- Hangul: 아가씨 참으세요
- RR: Agassi chameuseyo
- MR: Agassi ch'amŭseyo
- Directed by: Lee Hyung Pyo
- Starring: Kim Tai-chung Jeong Yun-hui
- Distributed by: Dong A Exports Ltd
- Release date: September 19, 1981;
- Running time: 105 minutes
- Language: Korean

= Miss, Please Be Patient =

Miss, Please Be Patient is a 1981 South Korean romantic comedy action film starring Kim Tai-chung and Jeong Yun-hui. The movie is also known as Super Lady Hopper as an alternate title. Outside of South Korea, the film is known for Kim Tai-chung's rarest South Korean film appearance. It was directed by Lee Hyung Pyo and released domestically on September 19, 1981, and re-release through the streaming website with likes of LG Uplus+ in 2020. The international release was cancelled until the film was discovered and release through the limited DVD release in 2011.

==Plot==

Mr. Jun, the head of a Taiwanese shipbuilding company, was murdered by Pang, who is vice-president of the company. Pang decided to take over the company, but his plan did not progress smoothly because Jun's daughter Li-Hwa (Jeong Yun-hui) inherits his fortune.

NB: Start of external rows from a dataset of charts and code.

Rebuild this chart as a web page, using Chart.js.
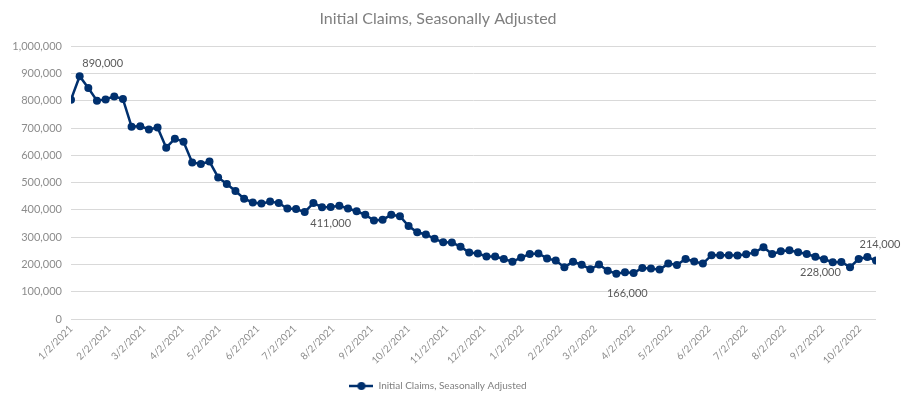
<!DOCTYPE html>
<html>
<head>
<meta charset="utf-8">
<script src="https://cdn.jsdelivr.net/npm/chart.js@4/dist/chart.umd.min.js"></script>
<style>
  html, body { margin: 0; padding: 0; background: #ffffff; }
  #wrap { width: 906px; height: 402px; }
</style>
</head>
<body>
<div id="wrap"><canvas id="claimsChart" width="906" height="402"></canvas></div>
<script>
// weekly series, first week ending 1/2/2021
const firstWeek = '1/2/2021';
const claims = [
  804000, 890000, 847000, 800000, 805000, 816000, 806000, 705000, 707000, 695000,
  702000, 628000, 661000, 650000, 574000, 568000, 577000, 519000, 495000, 469000,
  441000, 427000, 423000, 431000, 425000, 405000, 403000, 392000, 425000, 410000,
  411000, 415000, 405000, 395000, 382000, 361000, 364000, 382000, 377000, 341000,
  318000, 310000, 294000, 281000, 280000, 265000, 244000, 240000, 229000, 229000,
  220000, 210000, 225000, 238000, 240000, 222000, 214000, 190000, 210000, 199000,
  182000, 200000, 177000, 166000, 171000, 169000, 187000, 185000, 181000, 203000,
  198000, 220000, 211000, 203000, 234000, 234000, 234000, 233000, 237000, 244000,
  263000, 238000, 248000, 252000, 245000, 238000, 228000, 219000, 208000, 209000,
  190000, 220000, 227000, 214000
];
const tickDates = [
  '1/2/2021', '2/2/2021', '3/2/2021', '4/2/2021', '5/2/2021', '6/2/2021',
  '7/2/2021', '8/2/2021', '9/2/2021', '10/2/2021', '11/2/2021', '12/2/2021',
  '1/2/2022', '2/2/2022', '3/2/2022', '4/2/2022', '5/2/2022', '6/2/2022',
  '7/2/2022', '8/2/2022', '9/2/2022', '10/2/2022'
];
const yTicks = [0, 100000, 200000, 300000, 400000, 500000, 600000, 700000, 800000, 900000, 1000000];
const labelledWeeks = [1, 30, 63, 86, 93];

const seriesName = 'Initial Claims, Seasonally Adjusted';
const navy = '#00306e';

function dayOffset(str) {
    const [m, d, y] = str.split('/').map(Number);
    const [m0, d0, y0] = firstWeek.split('/').map(Number);
    return Math.round((Date.UTC(y, m - 1, d) - Date.UTC(y0, m0 - 1, d0)) / 86400000);
}
const tickDays = tickDates.map(dayOffset);
const points = claims.map((v, i) => ({ x: i * 7, y: v }));

// label placement relative to its point (dx, dy)
const labelOffsets = { 1: [23, -13], 30: [0, 17], 63: [11, 20], 86: [5, 16], 93: [4, -16] };

// legend marker: short line with a dot
const marker = document.createElement('canvas');
marker.width = 24; marker.height = 10;
(() => {
    const c = marker.getContext('2d');
    c.strokeStyle = navy; c.lineWidth = 2.5;
    c.beginPath(); c.moveTo(0, 5); c.lineTo(24, 5); c.stroke();
    c.fillStyle = navy;
    c.beginPath(); c.arc(12, 5, 4, 0, Math.PI * 2); c.fill();
})();

const pointLabels = {
    id: 'pointLabels',
    afterDatasetsDraw(chart) {
        const meta = chart.getDatasetMeta(0);
        const ctx = chart.ctx;
        ctx.save();
        ctx.font = '11px Lato';
        ctx.fillStyle = '#595959';
        ctx.textAlign = 'center';
        ctx.textBaseline = 'middle';
        labelledWeeks.forEach(i => {
            const el = meta.data[i];
            const [dx, dy] = labelOffsets[i];
            ctx.fillText(claims[i].toLocaleString('en-US'), el.x + dx, el.y + dy);
        });
        ctx.restore();
    }
};

new Chart(document.getElementById('claimsChart'), {
    type: 'line',
    data: {
        datasets: [{
            label: seriesName,
            data: points,
            borderColor: navy,
            backgroundColor: navy,
            borderWidth: 2.5,
            pointRadius: 4,
            pointBackgroundColor: navy,
            pointBorderWidth: 0,
            tension: 0
        }]
    },
    options: {
        responsive: false,
        animation: false,
        layout: { padding: { left: 0, right: 30, top: 0, bottom: 1 } },
        plugins: {
            title: {
                display: true,
                text: seriesName,
                color: '#7f7f7f',
                font: { family: 'Lato', size: 16, weight: 'normal' },
                padding: { top: 9, bottom: 18 }
            },
            legend: {
                position: 'bottom',
                labels: {
                    usePointStyle: true,
                    pointStyle: marker,
                    pointStyleWidth: 24,
                    color: '#7f7f7f',
                    font: { family: 'Lato', size: 10 },
                    padding: 8
                }
            },
            tooltip: { enabled: false }
        },
        scales: {
            x: {
                type: 'linear',
                min: 0,
                max: (claims.length - 1) * 7,
                grid: { display: false, drawTicks: false },
                border: { display: false },
                afterBuildTicks: scale => { scale.ticks = tickDays.map(v => ({ value: v })); },
                afterFit: scale => { scale.height = 54; },
                ticks: {
                    autoSkip: false,
                    minRotation: 45,
                    maxRotation: 45,
                    padding: 4,
                    color: '#8c8c8c',
                    font: { family: 'Lato', size: 10 },
                    callback: v => tickDates[tickDays.indexOf(v)]
                }
            },
            y: {
                min: 0,
                max: 1000000,
                grid: { color: '#d9d9d9', drawTicks: false },
                border: { display: false },
                afterBuildTicks: scale => { scale.ticks = yTicks.map(v => ({ value: v })); },
                afterFit: scale => { scale.width = 71; },
                ticks: {
                    padding: 9,
                    color: '#8c8c8c',
                    font: { family: 'Lato', size: 11 },
                    callback: v => v.toLocaleString('en-US')
                }
            }
        }
    },
    plugins: [pointLabels]
});
</script>
</body>
</html>
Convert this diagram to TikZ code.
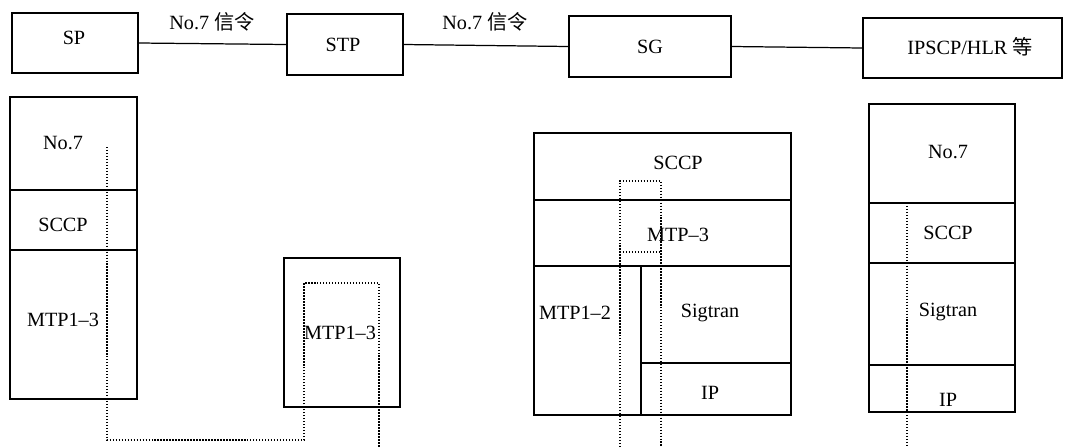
\documentclass[tikz,border=0pt]{standalone}
\usepackage{fontspec}
\setmainfont{Liberation Serif}
\newfontfamily\cjk{Noto Sans CJK SC}
\begin{document}
\begin{tikzpicture}[x=0.02cm,y=-0.02cm,
  box/.style={draw, line width=0.7pt, rectangle, inner sep=0pt},
  lbl/.style={inner sep=0pt, font=\fontsize{11.5}{13}\selectfont},
  dots/.style={line width=0.6pt, dash pattern=on 0.8pt off 0.9pt},
  link/.style={line width=0.7pt}]
\useasboundingbox (0,0) rectangle (1067,447);
% ---------- top row ----------
\node[box, minimum width={126*0.02cm}, minimum height={60*0.02cm}] (sp) at (75,43) {};
\node[lbl] (tsp) at (74,38) {SP};
\node[box, minimum width={116*0.02cm}, minimum height={61*0.02cm}] (stp) at (345,44.5) {};
\node[lbl] (tstp) at (343,45) {STP};
\node[box, minimum width={162*0.02cm}, minimum height={61*0.02cm}] (sg) at (650,46.5) {};
\node[lbl] (tsg) at (650,47) {SG};
\node[box, minimum width={199*0.02cm}, minimum height={60*0.02cm}] (hlr) at (962.5,48) {};
\node[lbl] (thlr) at (970,47) {IPSCP/HLR {\cjk 等}};
\draw[link] (sp.east) -- (stp.west);
\draw[link] (stp.east) -- (sg.west);
\draw[link] (sg.east) -- (hlr.west);
\node[lbl] (l1) at (212,22) {No.7 {\cjk 信令}};
\node[lbl] (l2) at (485,22) {No.7 {\cjk 信令}};
% ---------- SP stack ----------
\node[box, minimum width={127*0.02cm}, minimum height={93*0.02cm}] (a1) at (73.5,143.5) {};
\node[box, minimum width={127*0.02cm}, minimum height={60*0.02cm}] (a2) at (73.5,220) {};
\node[box, minimum width={127*0.02cm}, minimum height={149*0.02cm}] (a3) at (73.5,324.5) {};
\node[lbl] (ta1) at (63,143) {No.7};
\node[lbl] (ta2) at (63,225) {SCCP};
\node[lbl] (ta3) at (63,320) {MTP1--3};
% ---------- STP stack ----------
\node[box, minimum width={116*0.02cm}, minimum height={149*0.02cm}] (b1) at (342,332.5) {};
\node[lbl] (tb1) at (340,333) {MTP1--3};
% ---------- SG stack ----------
\node[box, minimum width={257*0.02cm}, minimum height={67*0.02cm}] (c1) at (662.5,166.5) {};
\node[box, minimum width={257*0.02cm}, minimum height={66*0.02cm}] (c2) at (662.5,233) {};
\node[box, minimum width={107*0.02cm}, minimum height={149*0.02cm}] (c3) at (587.5,340.5) {};
\node[box, minimum width={150*0.02cm}, minimum height={97*0.02cm}] (c4) at (716,314.5) {};
\node[box, minimum width={150*0.02cm}, minimum height={52*0.02cm}] (c5) at (716,389) {};
\node[lbl] (tc1) at (678,163) {SCCP};
\node[lbl] (tc2) at (678,235) {MTP--3};
\node[lbl] (tc3) at (575,313) {MTP1--2};
\node[lbl] (tc4) at (710,313) {Sigtran};
\node[lbl] (tc5) at (710,393) {IP};
% ---------- IPSCP stack ----------
\node[box, minimum width={146*0.02cm}, minimum height={99*0.02cm}] (d1) at (942,153.5) {};
\node[box, minimum width={146*0.02cm}, minimum height={60*0.02cm}] (d2) at (942,233) {};
\node[box, minimum width={146*0.02cm}, minimum height={102*0.02cm}] (d3) at (942,314) {};
\node[box, minimum width={146*0.02cm}, minimum height={47*0.02cm}] (d4) at (942,388.5) {};
\node[lbl] (td1) at (948,152) {No.7};
\node[lbl] (td2) at (948,233) {SCCP};
\node[lbl] (td3) at (948,312) {Sigtran};
\node[lbl] (td4) at (948,400) {IP};
% ---------- dotted signalling paths ----------
\coordinate (p1) at (107,147);
\coordinate (p2) at (107,440);
\coordinate (p3) at (304,440);
\coordinate (p4) at (304,283);
\coordinate (p5) at (379,283);
\coordinate (p6) at (379,447);
\draw[dots] (p1) -- (p2) -- (p3) -- (p4) -- (p5) -- (p6);
\coordinate (q1) at (620,447);
\coordinate (q2) at (620,181);
\coordinate (q3) at (661,181);
\coordinate (q4) at (661,447);
\coordinate (q5) at (620,252);
\coordinate (q6) at (661,252);
\draw[dots] (q1) -- (q2) -- (q3) -- (q4);
\draw[dots] (q5) -- (q6);
\coordinate (r1) at (907,203);
\coordinate (r2) at (907,447);
\draw[dots] (r1) -- (r2);
\end{tikzpicture}
\end{document}
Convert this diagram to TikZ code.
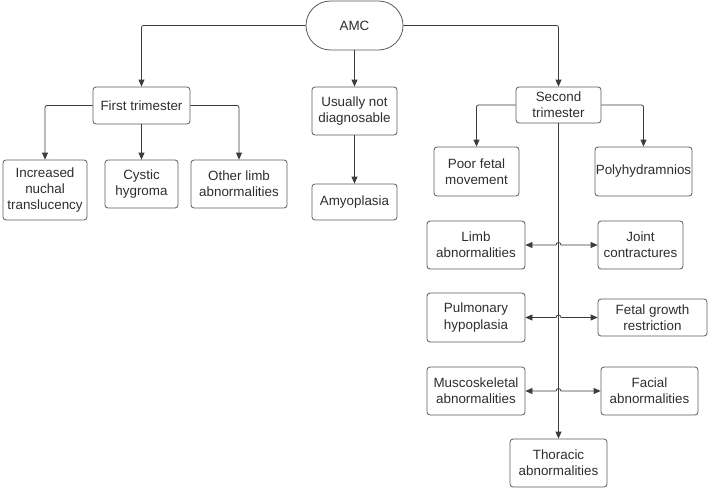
\documentclass[tikz,border=0pt]{standalone}
\usepackage{fontspec}
\setmainfont{Liberation Sans}
\usetikzlibrary{arrows.meta, shapes.misc}
\definecolor{edge}{HTML}{3C3C3C}
\definecolor{frame}{HTML}{5A5A5A}
\definecolor{ink}{HTML}{2E2E2E}
\tikzset{
	box/.style={draw=frame, line width=0.8pt, rounded corners=3pt, align=center, inner sep=0pt, text=ink,
		font=\fontsize{13.4}{16.3}\selectfont},
	root/.style={box, rounded rectangle, rounded corners=0pt},
	link/.style={draw=edge, line width=0.8pt, rounded corners=2pt, -{Triangle[length=7pt,width=6pt]}},
	both/.style={draw=edge, line width=0.8pt, {Triangle[length=7pt,width=6pt]}-{Triangle[length=7pt,width=6pt]}}
}

\begin{document}
\begin{tikzpicture}[x=1pt, y=-1pt]
	\useasboundingbox (0,0) rectangle (709,490);

	% --- Top ---
	\node[root, minimum width=97pt, minimum height=49pt] (amc) at (354.5,25.5) {AMC};

	% --- First trimester branch ---
	\node[box, minimum width=97pt, minimum height=37pt] (first) at (141.5,105.5) {First trimester};
	\node[box, minimum width=84pt, minimum height=60pt] (nuchal) at (45,190) {Increased\\nuchal\\translucency};
	\node[box, minimum width=73pt, minimum height=48pt] (cystic) at (141.5,184) {Cystic\\hygroma};
	\node[box, minimum width=96pt, minimum height=48pt] (otherlimb) at (239,184) {Other limb\\abnormalities};

	% --- Middle branch ---
	\node[box, minimum width=85pt, minimum height=48pt] (usually) at (354.5,111) {Usually not\\diagnosable};
	\node[box, minimum width=85pt, minimum height=36pt] (amyo) at (354.5,202) {Amyoplasia};

	% --- Second trimester branch ---
	\node[box, minimum width=85pt, minimum height=36pt] (second) at (558.5,105) {Second\\trimester};
	\node[box, minimum width=85pt, minimum height=49pt] (poor) at (476.5,171.5) {Poor fetal\\movement};
	\node[box, minimum width=97pt, minimum height=49pt] (poly) at (643.5,171.5) {Polyhydramnios};
	\node[box, minimum width=98pt, minimum height=48pt] (limb) at (476,245) {Limb\\abnormalities};
	\node[box, minimum width=85pt, minimum height=48pt] (joint) at (640.5,245) {Joint\\contractures};
	\node[box, minimum width=98pt, minimum height=49pt] (pulm) at (476,317.5) {Pulmonary\\hypoplasia};
	\node[box, minimum width=109pt, minimum height=37pt] (growth) at (652.5,317.5) {Fetal growth\\restriction};
	\node[box, minimum width=98pt, minimum height=48pt] (musc) at (476,391) {Muscoskeletal\\abnormalities};
	\node[box, minimum width=97pt, minimum height=48pt] (facial) at (649.5,391) {Facial\\abnormalities};
	\node[box, minimum width=97pt, minimum height=48pt] (thor) at (558.5,463) {Thoracic\\abnormalities};

	% Links from AMC
	\draw[link] (amc.west) -| (first.north);
	\draw[link] (amc.south) -- (usually.north);
	\draw[link] (amc.east) -| (second.north);

	% First trimester
	\draw[link] (first.west) -| (nuchal.north);
	\draw[link] (first.south) -- (cystic.north);
	\draw[link] (first.east) -| (otherlimb.north);

	\draw[link] (usually.south) -- (amyo.north);

	% Second trimester
	\draw[link] (second.west) -| (poor.north);
	\draw[link] (second.east) -| (poly.north);
	\draw[link] (second.south) -- (thor.north);

	% Side pairs, hopping over the spine
	\foreach \l/\r in {limb/joint, pulm/growth, musc/facial} {
		\coordinate (hop) at (\l.east -| second.south);
		\draw[both] (\l.east) -- ([xshift=-2.5pt]hop) arc[start angle=180, end angle=0, radius=2.5pt] -- (\r.west);
	}
\end{tikzpicture}
\end{document}
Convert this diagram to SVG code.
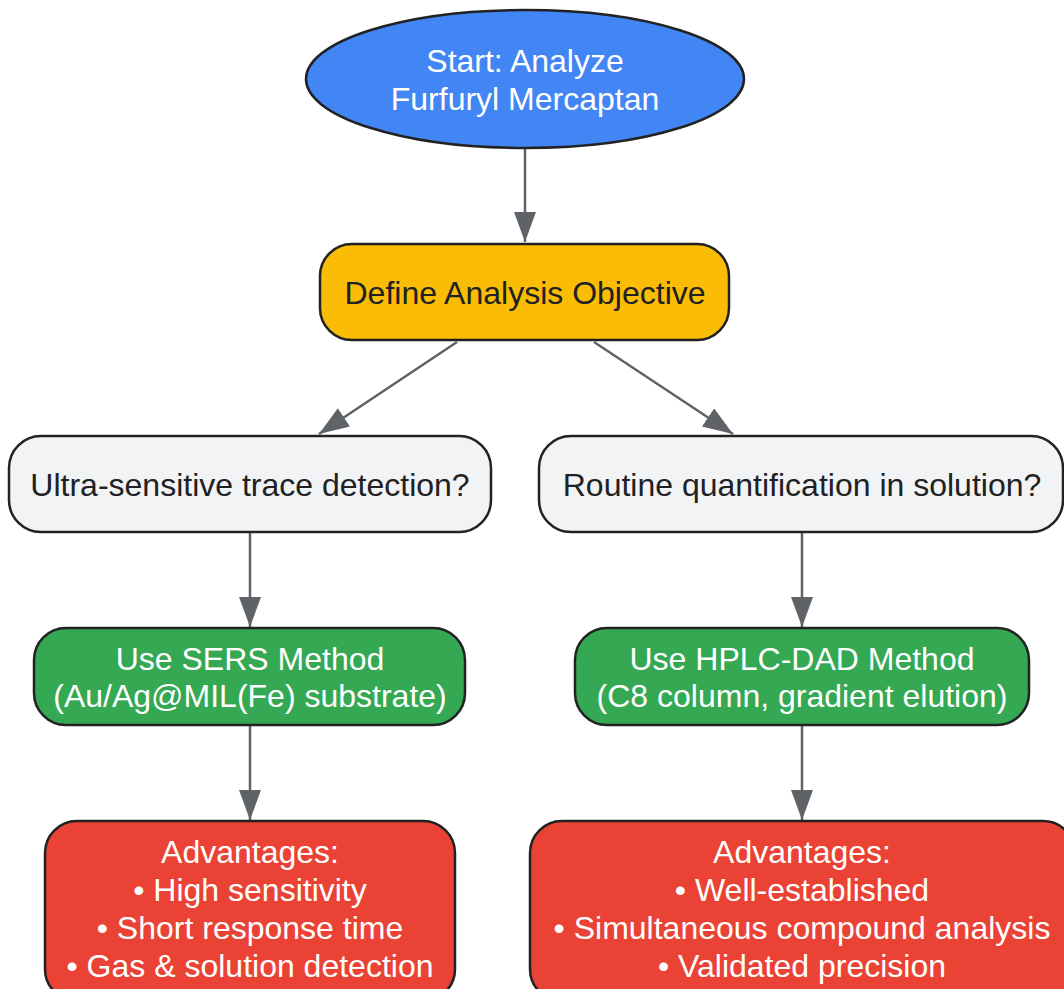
<svg xmlns="http://www.w3.org/2000/svg" width="1064" height="989" viewBox="0 0 1064 989">
<style>
  .node { stroke: #222222; stroke-width: 2.5; }
  .blue { fill: #4285F4; }
  .yellow { fill: #FBBC05; }
  .gray { fill: #F1F3F4; }
  .green { fill: #34A853; }
  .red { fill: #EA4335; }
  text { font-family: "Liberation Sans", Arial, sans-serif; font-size: 32px; text-anchor: middle; }
  .light { fill: #FFFFFF; }
  .dark { fill: #202124; }
  .edge { stroke: #5F6368; stroke-width: 2.5; fill: none; marker-end: url(#arrow); }
</style>
<defs>
  <marker id="arrow" markerUnits="userSpaceOnUse" markerWidth="32" markerHeight="24" refX="30" refY="11" orient="auto">
    <path d="M0,0 L30,11 L0,22 Z" fill="#5F6368"/>
  </marker>
</defs>
<rect width="1064" height="989" fill="#FFFFFF"/>
<g id="connectors">
  <line class="edge" x1="525" y1="149" x2="525" y2="242"/>
  <line class="edge" x1="457" y1="342" x2="319" y2="434"/>
  <line class="edge" x1="594" y1="342" x2="733" y2="434"/>
  <line class="edge" x1="250" y1="533" x2="250" y2="627"/>
  <line class="edge" x1="802" y1="533" x2="802" y2="627"/>
  <line class="edge" x1="250" y1="726" x2="250" y2="820"/>
  <line class="edge" x1="802" y1="726" x2="802" y2="820"/>
</g>
<g id="start">
  <ellipse class="node blue" cx="525" cy="79" rx="219" ry="69"/>
  <text class="light" x="525" y="72">Start: Analyze</text>
  <text class="light" x="525" y="110">Furfuryl Mercaptan</text>
</g>
<g id="define">
  <rect class="node yellow" x="320" y="244" width="409" height="96" rx="32" ry="32"/>
  <text class="dark" x="525" y="304">Define Analysis Objective</text>
</g>
<g id="ultra">
  <rect class="node gray" x="9" y="436" width="482" height="96" rx="32" ry="32"/>
  <text class="dark" x="250" y="496">Ultra-sensitive trace detection?</text>
</g>
<g id="routine">
  <rect class="node gray" x="539" y="436" width="524" height="96" rx="32" ry="32"/>
  <text class="dark" x="802" y="496">Routine quantification in solution?</text>
</g>
<g id="sers">
  <rect class="node green" x="34" y="628" width="431" height="97" rx="32" ry="32"/>
  <text class="light" x="250" y="670">Use SERS Method</text>
  <text class="light" x="250" y="707">(Au/Ag@MIL(Fe) substrate)</text>
</g>
<g id="hplc">
  <rect class="node green" x="575" y="628" width="454" height="97" rx="32" ry="32"/>
  <text class="light" x="802" y="670">Use HPLC-DAD Method</text>
  <text class="light" x="802" y="707">(C8 column, gradient elution)</text>
</g>
<g id="sers-adv">
  <rect class="node red" x="45" y="821" width="410" height="180" rx="32" ry="32"/>
  <text class="light" x="250" y="863">Advantages:</text>
  <text class="light" x="250" y="901">• High sensitivity</text>
  <text class="light" x="250" y="939">• Short response time</text>
  <text class="light" x="250" y="977">• Gas &amp; solution detection</text>
</g>
<g id="hplc-adv">
  <rect class="node red" x="530" y="821" width="545" height="180" rx="32" ry="32"/>
  <text class="light" x="802" y="863">Advantages:</text>
  <text class="light" x="802" y="901">• Well-established</text>
  <text class="light" x="802" y="939">• Simultaneous compound analysis</text>
  <text class="light" x="802" y="977">• Validated precision</text>
</g>
</svg>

Meanwhile, Li-Hwa spends her day playing tennis and learning kung fu from her friend Hyun-Hee (Seo Yeong-ran) who is a Taekwondo master. However Li-Hwa's skill in Taekwondo gave her a hard task since Pang and his gang were attempt to kidnap her. Even worse, Pang hires Hong Kong triads so that they can force Li-Hwa to sign the inherited contract.

When Li-Hwa is kidnapped, Hyun-Hee decided to rescue her and get help from the mysterious man Kim Min-wuk (Kim Tai-chung) who had fallen in love to Li-Hwa. Hyun-Hee and Min-wuk rescue Li-Hwa safely at the end.

==Cast==
- Kim Tai-chung as Kim Min-wuk
- Jeong Yun-hui as Li-Hwa
- Seo Yeong-ran as Hyun-Hee
- Kwon Yeong-mun as Pang
- Roman Lee Gang Jo
- Bae Su Cheon
- Ahn So Yeong
- Baek Hwang Gi
- Park Dong Ryong

==Background==
The movie was only screened in South Korea in 1981, and after that the movie was considered to be lost except for a few VHS copies. The movie was not revealed to an international audience fully until 2011, when the movie was rediscovered by Houndslow Team, a group of martial arts fans who were tracking down rare kung fu action movies and releasing them on DVD.

==Reception==
Despite with the big names with the likes of Jeong Yun-hui and Kim Tai Chung's initial marketing campaign with being Bruce Lee's double in Game of Death, the film was a box office failure, gaining only the local Korean audiences of 22352 viewers only.

Despite with the financial failure, the film was critically praised among the critiques and the cult film fans in South Korea. Many of the Korean audiences praised for Jeong Yun Hui's comedic performance. The article from Cinema Heaven Volume 30 from Korean Movie Database, critique Park Hae Gyeong quoted "While most of Hui's role in her filmography were mostly ruined from the erotic romance film typecast, director Lee Hyeong Pyo's "Miss, Please Be Patient" stands out from her filmography, in which she takes an unusual comedic role from her comfort zones of the romance films and she exceeds in giving us the lovely performance with her cheerful spirit, smile, and laugh".

==Media release==

Kim Tai-chung stated that he was planned to release the movie on DVD, but before he could release it, he died by stomach hemorrhage. The movie was released only few copy of VHS tapes in 1981. In 2011, Houndslow Team released the movie on DVD in a 4:3 aspect ratio remastered version with English subtitles.

As of 2020, the fully remastered Wide-screen version of the film is available through LG Uplus+ LTE Video Portal with the exclusive subscriptions only in South Korea.